Karena Astra tidak memiliki pabrik perakitan, Pemerintah menawarkan Astra untuk menggunakan aset PN Gaja Motor yang terbengkalai. Astra kemudian setuju, dengan syarat dapat memiliki 60 persen saham Gaja Motor.
Pemerintah pun setuju, akhirnya pada tahun 1969, Astra membayar saham tersebut dengan nilai lebih dari $1 juta. Setelah resmi berpindah tangan, Astra merubah statusnya dari Perusahaan Negara menjadi Perseroan Terbatas (PT). Pada saat Ejaan yang Disempurnakan (EYD) diberlakukan pada 23 Mei 1972, namanya dirubah menjadi PT Gaya Motor.

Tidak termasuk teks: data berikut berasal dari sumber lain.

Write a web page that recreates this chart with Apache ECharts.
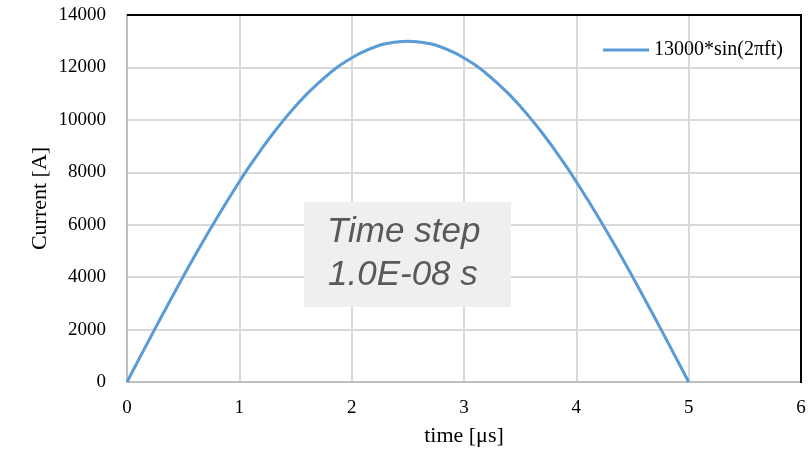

Langkah ini membawa Astra menjadi mitra pemerintah Indonesia.
Awalnya, dengan menguasai Gaya Motor, Astra berharap untuk dapat terus beroperasi di bawah hubungan perakitan dan distribusi eksklusif dengan Chevrolet.
Namun, kontrak tersebut ditolak oleh General Motors. Sebaliknya, Astra mulai merakit mobil truk untuk produsen mobil lain yaitu Toyota Motor Corporation, yang saat itu sedang berupaya memasuki pasar Indonesia.